▸ **GOAL**: Every line below is to be copied exactly, with the pictures left out.
□ □ □ □
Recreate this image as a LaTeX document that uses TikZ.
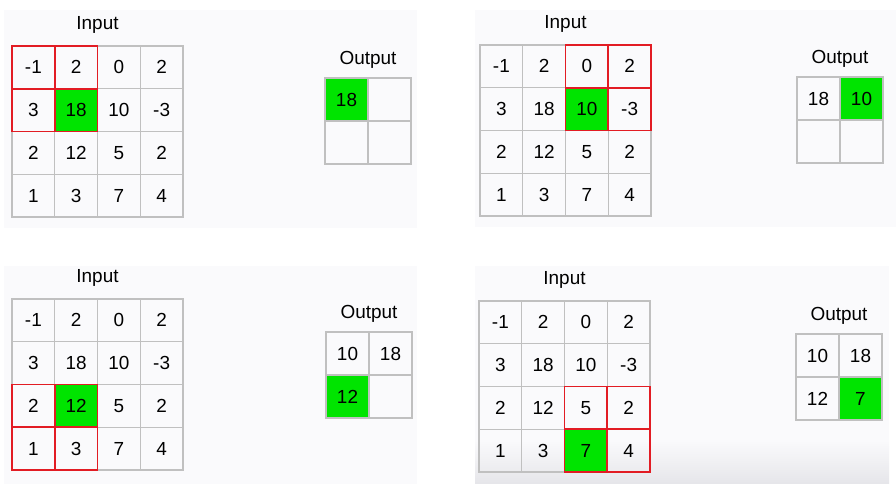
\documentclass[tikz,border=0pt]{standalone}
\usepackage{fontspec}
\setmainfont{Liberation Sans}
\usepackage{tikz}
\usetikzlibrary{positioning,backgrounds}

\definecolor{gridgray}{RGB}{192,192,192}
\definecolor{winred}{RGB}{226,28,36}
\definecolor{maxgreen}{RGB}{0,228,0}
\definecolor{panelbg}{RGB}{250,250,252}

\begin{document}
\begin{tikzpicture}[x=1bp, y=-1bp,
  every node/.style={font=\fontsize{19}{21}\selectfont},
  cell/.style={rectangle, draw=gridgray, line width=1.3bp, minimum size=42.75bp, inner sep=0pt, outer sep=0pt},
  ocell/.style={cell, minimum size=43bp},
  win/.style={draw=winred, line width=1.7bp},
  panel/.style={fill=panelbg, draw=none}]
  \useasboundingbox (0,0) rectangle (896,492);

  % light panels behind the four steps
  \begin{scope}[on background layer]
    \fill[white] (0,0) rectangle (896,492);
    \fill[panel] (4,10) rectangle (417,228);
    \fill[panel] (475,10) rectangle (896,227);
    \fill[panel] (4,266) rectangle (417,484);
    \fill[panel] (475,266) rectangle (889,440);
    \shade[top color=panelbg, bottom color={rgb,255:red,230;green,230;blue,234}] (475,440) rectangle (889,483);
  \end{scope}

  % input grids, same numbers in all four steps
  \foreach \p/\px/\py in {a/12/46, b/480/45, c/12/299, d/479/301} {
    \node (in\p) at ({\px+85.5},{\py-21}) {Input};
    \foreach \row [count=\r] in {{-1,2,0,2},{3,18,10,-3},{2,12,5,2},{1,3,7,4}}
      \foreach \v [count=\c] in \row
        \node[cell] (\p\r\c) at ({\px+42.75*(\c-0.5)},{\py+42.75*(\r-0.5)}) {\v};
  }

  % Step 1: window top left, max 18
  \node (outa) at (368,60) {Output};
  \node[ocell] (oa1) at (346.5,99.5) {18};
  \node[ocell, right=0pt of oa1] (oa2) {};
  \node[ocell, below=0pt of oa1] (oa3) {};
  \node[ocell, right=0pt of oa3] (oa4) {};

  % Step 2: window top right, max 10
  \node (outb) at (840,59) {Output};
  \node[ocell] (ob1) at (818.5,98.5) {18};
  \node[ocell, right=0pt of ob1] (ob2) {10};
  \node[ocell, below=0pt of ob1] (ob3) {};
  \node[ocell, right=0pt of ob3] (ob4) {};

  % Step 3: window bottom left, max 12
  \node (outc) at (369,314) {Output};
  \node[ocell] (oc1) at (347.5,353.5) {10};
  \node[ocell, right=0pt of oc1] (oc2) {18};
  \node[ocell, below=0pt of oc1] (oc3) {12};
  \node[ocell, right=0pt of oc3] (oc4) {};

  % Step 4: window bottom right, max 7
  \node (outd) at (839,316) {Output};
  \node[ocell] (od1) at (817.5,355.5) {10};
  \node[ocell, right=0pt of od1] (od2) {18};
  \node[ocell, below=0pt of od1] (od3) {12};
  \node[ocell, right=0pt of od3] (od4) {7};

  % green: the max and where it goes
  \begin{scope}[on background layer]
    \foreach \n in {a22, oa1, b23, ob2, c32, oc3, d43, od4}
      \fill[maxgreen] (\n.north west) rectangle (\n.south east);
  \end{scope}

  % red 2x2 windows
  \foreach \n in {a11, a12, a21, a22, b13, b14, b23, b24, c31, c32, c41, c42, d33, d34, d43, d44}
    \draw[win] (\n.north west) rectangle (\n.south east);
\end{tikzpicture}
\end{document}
□ □ □ □
▸ **FINAL RESULT**:
Recreate this image as a LaTeX document that uses TikZ.
\documentclass[tikz,border=0pt]{standalone}
\usepackage{fontspec}
\setmainfont{Liberation Sans}
\usepackage{tikz}
\usetikzlibrary{positioning,backgrounds}

\definecolor{gridgray}{RGB}{192,192,192}
\definecolor{winred}{RGB}{226,28,36}
\definecolor{maxgreen}{RGB}{0,228,0}
\definecolor{panelbg}{RGB}{250,250,252}

\begin{document}
\begin{tikzpicture}[x=1bp, y=-1bp,
  every node/.style={font=\fontsize{19}{21}\selectfont},
  cell/.style={rectangle, draw=gridgray, line width=1.3bp, minimum size=42.75bp, inner sep=0pt, outer sep=0pt},
  ocell/.style={cell, minimum size=43bp},
  win/.style={draw=winred, line width=1.7bp},
  panel/.style={fill=panelbg, draw=none}]
  \useasboundingbox (0,0) rectangle (896,492);

  % light panels behind the four steps
  \begin{scope}[on background layer]
    \fill[white] (0,0) rectangle (896,492);
    \fill[panel] (4,10) rectangle (417,228);
    \fill[panel] (475,10) rectangle (896,227);
    \fill[panel] (4,266) rectangle (417,484);
    \fill[panel] (475,266) rectangle (889,440);
    \shade[top color=panelbg, bottom color={rgb,255:red,230;green,230;blue,234}] (475,440) rectangle (889,483);
  \end{scope}

  % input grids, same numbers in all four steps
  \foreach \p/\px/\py in {a/12/46, b/480/45, c/12/299, d/479/301} {
    \node (in\p) at ({\px+85.5},{\py-21}) {Input};
    \foreach \row [count=\r] in {{-1,2,0,2},{3,18,10,-3},{2,12,5,2},{1,3,7,4}}
      \foreach \v [count=\c] in \row
        \node[cell] (\p\r\c) at ({\px+42.75*(\c-0.5)},{\py+42.75*(\r-0.5)}) {\v};
  }

  % Step 1: window top left, max 18
  \node (outa) at (368,60) {Output};
  \node[ocell] (oa1) at (346.5,99.5) {18};
  \node[ocell, right=0pt of oa1] (oa2) {};
  \node[ocell, below=0pt of oa1] (oa3) {};
  \node[ocell, right=0pt of oa3] (oa4) {};

  % Step 2: window top right, max 10
  \node (outb) at (840,59) {Output};
  \node[ocell] (ob1) at (818.5,98.5) {18};
  \node[ocell, right=0pt of ob1] (ob2) {10};
  \node[ocell, below=0pt of ob1] (ob3) {};
  \node[ocell, right=0pt of ob3] (ob4) {};

  % Step 3: window bottom left, max 12
  \node (outc) at (369,314) {Output};
  \node[ocell] (oc1) at (347.5,353.5) {10};
  \node[ocell, right=0pt of oc1] (oc2) {18};
  \node[ocell, below=0pt of oc1] (oc3) {12};
  \node[ocell, right=0pt of oc3] (oc4) {};

  % Step 4: window bottom right, max 7
  \node (outd) at (839,316) {Output};
  \node[ocell] (od1) at (817.5,355.5) {10};
  \node[ocell, right=0pt of od1] (od2) {18};
  \node[ocell, below=0pt of od1] (od3) {12};
  \node[ocell, right=0pt of od3] (od4) {7};

  % green: the max and where it goes
  \begin{scope}[on background layer]
    \foreach \n in {a22, oa1, b23, ob2, c32, oc3, d43, od4}
      \fill[maxgreen] (\n.north west) rectangle (\n.south east);
  \end{scope}

  % red 2x2 windows
  \foreach \n in {a11, a12, a21, a22, b13, b14, b23, b24, c31, c32, c41, c42, d33, d34, d43, d44}
    \draw[win] (\n.north west) rectangle (\n.south east);
\end{tikzpicture}
\end{document}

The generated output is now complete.